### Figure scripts
****************

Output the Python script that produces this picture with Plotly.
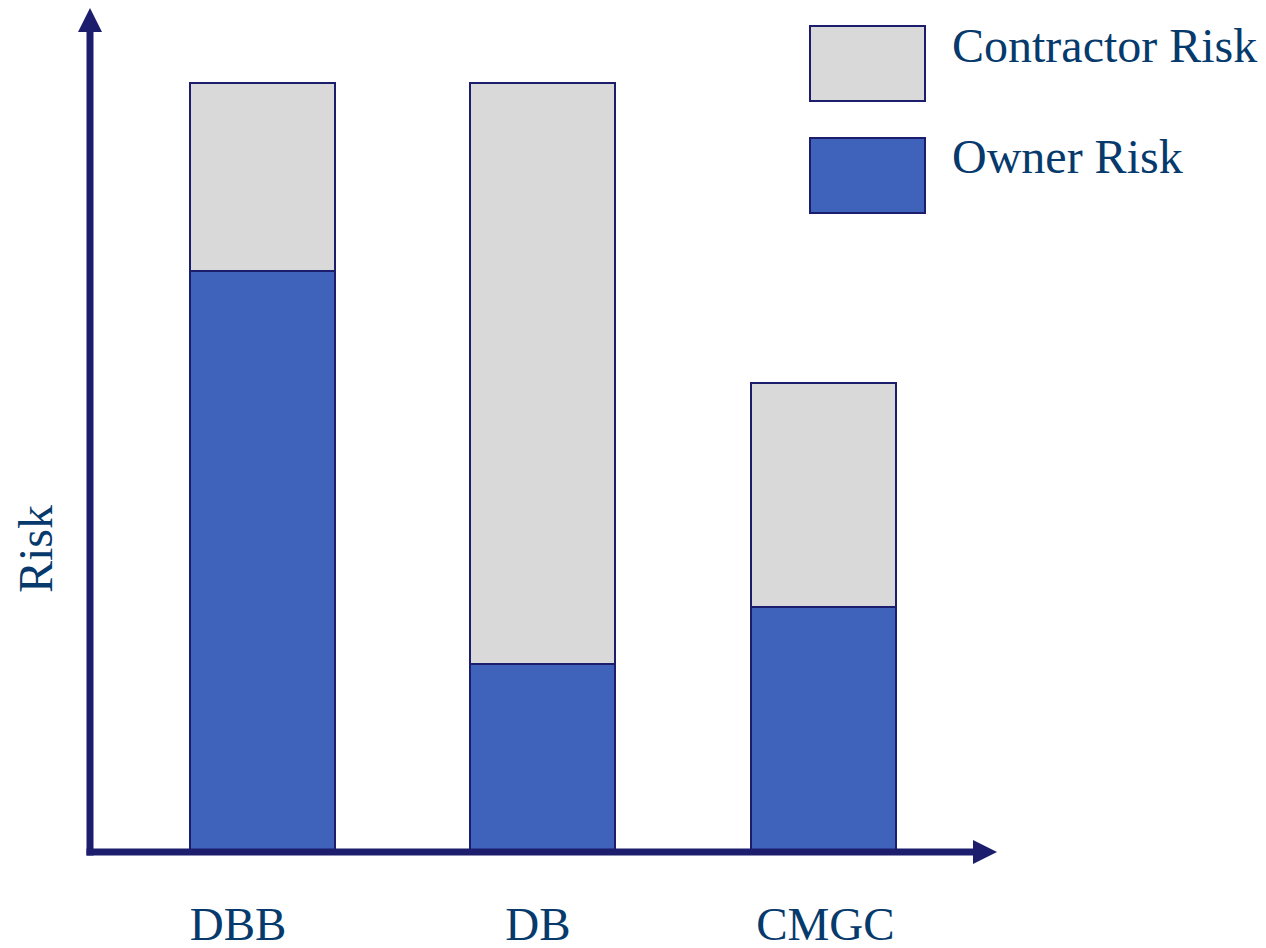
import plotly.graph_objects as go

categories = ["DBB", "DB", "CMGC"]
owner_risk = [75.6, 24.4, 31.8]
contractor_risk = [24.4, 75.6, 29.2]
series_names = ["Contractor Risk", "Owner Risk"]
y_title = "Risk"
label_positions = [-0.087, 0.982, 2.007]  # where the category captions sit (category units)

NAVY = "#1d1d6e"
TEXT = "#063a6c"
BLUE = "#3f62ba"
GREY = "#d9d9d9"
FONT = "Liberation Serif"

W, H = 1266, 948
# plot area in page pixels: x 90..997, y 8..852
L = 90
R = W - 997
T = 8
B = H - 852
PW, PH = W - L - R, H - T - B
XR = [-0.615, 2.619]
xs = list(range(len(categories)))

def px(x):
    return (x - 90) / PW

def py(y):
    return (852 - y) / PH

fig = go.Figure()
fig.add_trace(go.Bar(x=xs, y=owner_risk, name=series_names[1], hovertext=categories,
                     marker=dict(color=BLUE, line=dict(color=NAVY, width=2)),
                     width=0.517, showlegend=False))
fig.add_trace(go.Bar(x=xs, y=contractor_risk, name=series_names[0], hovertext=categories,
                     marker=dict(color=GREY, line=dict(color=NAVY, width=2)),
                     width=0.517, showlegend=False))

shapes = []
shapes.append(dict(type="line", xref="paper", yref="paper", x0=0, x1=0,
                   y0=py(855.5), y1=py(30), line=dict(color=NAVY, width=7), layer="above"))
shapes.append(dict(type="path", xref="paper", yref="paper",
                   path=f"M {px(90)},{py(8)} L {px(78)},{py(32)} L {px(102)},{py(32)} Z",
                   fillcolor=NAVY, line=dict(width=0), layer="above"))
shapes.append(dict(type="line", xref="paper", yref="paper", x0=px(86.5), x1=px(975),
                   y0=0, y1=0, line=dict(color=NAVY, width=7), layer="above"))
shapes.append(dict(type="path", xref="paper", yref="paper",
                   path=f"M {px(997)},{py(852)} L {px(973)},{py(840)} L {px(973)},{py(864)} Z",
                   fillcolor=NAVY, line=dict(width=0), layer="above"))
legend_colors = [GREY, BLUE]
legend_tops = [26, 138]
for c, t in zip(legend_colors, legend_tops):
    shapes.append(dict(type="rect", xref="paper", yref="paper",
                       x0=px(810), x1=px(925), y0=py(t + 75), y1=py(t),
                       fillcolor=c, line=dict(color=NAVY, width=2)))

annotations = []
for name, t in zip(series_names, legend_tops):
    annotations.append(dict(xref="paper", yref="paper", x=px(950), y=py(t + 19),
                            text=name, showarrow=False, xanchor="left", yanchor="middle",
                            font=dict(family=FONT, size=48, color=TEXT)))
annotations.append(dict(xref="paper", yref="paper", x=px(35), y=py(549), text=y_title,
                        textangle=-90, showarrow=False, xanchor="center", yanchor="middle",
                        font=dict(family=FONT, size=48, color=TEXT)))

fig.update_layout(
    width=W, height=H,
    margin=dict(l=L, r=R, t=T, b=B, pad=0),
    paper_bgcolor="white", plot_bgcolor="white",
    barmode="stack",
    showlegend=False,
    shapes=shapes,
    annotations=annotations,
    xaxis=dict(type="linear", range=XR, showline=False, showgrid=False,
               zeroline=False, ticks="",
               tickmode="array", tickvals=label_positions, ticktext=categories,
               ticklabelstandoff=40, automargin=False,
               tickfont=dict(family=FONT, size=47, color=TEXT)),
    yaxis=dict(range=[0, 109.75], showline=False, showgrid=False, zeroline=False,
               showticklabels=False, ticks="", automargin=False),
)

fig.write_html("out.html", config={"displayModeBar": False}, post_script=(
    "document.documentElement.style.margin='0';"
    "document.documentElement.style.overflow='hidden';"
    "document.body.style.margin='0';"
    "document.body.style.overflow='hidden';"
))
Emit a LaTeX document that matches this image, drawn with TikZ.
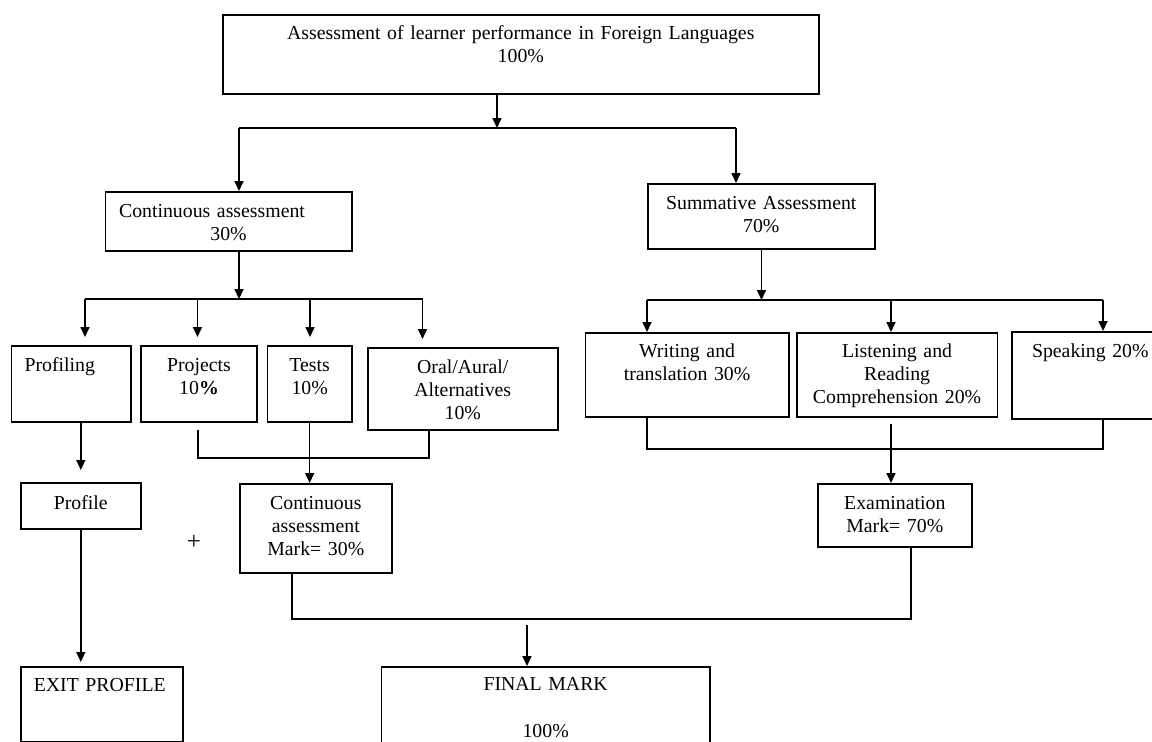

****************

### EXERCISE OBJECTIVE
From the first line of the listing above, repeat every line through the one holding "return (852 - y) / PH". Both ends count, and pictures stay out.

### OUTPUT OF THE TASK
Output the Python script that produces this picture with Plotly.
import plotly.graph_objects as go

categories = ["DBB", "DB", "CMGC"]
owner_risk = [75.6, 24.4, 31.8]
contractor_risk = [24.4, 75.6, 29.2]
series_names = ["Contractor Risk", "Owner Risk"]
y_title = "Risk"
label_positions = [-0.087, 0.982, 2.007]  # where the category captions sit (category units)

NAVY = "#1d1d6e"
TEXT = "#063a6c"
BLUE = "#3f62ba"
GREY = "#d9d9d9"
FONT = "Liberation Serif"

W, H = 1266, 948
# plot area in page pixels: x 90..997, y 8..852
L = 90
R = W - 997
T = 8
B = H - 852
PW, PH = W - L - R, H - T - B
XR = [-0.615, 2.619]
xs = list(range(len(categories)))

def px(x):
    return (x - 90) / PW

def py(y):
    return (852 - y) / PH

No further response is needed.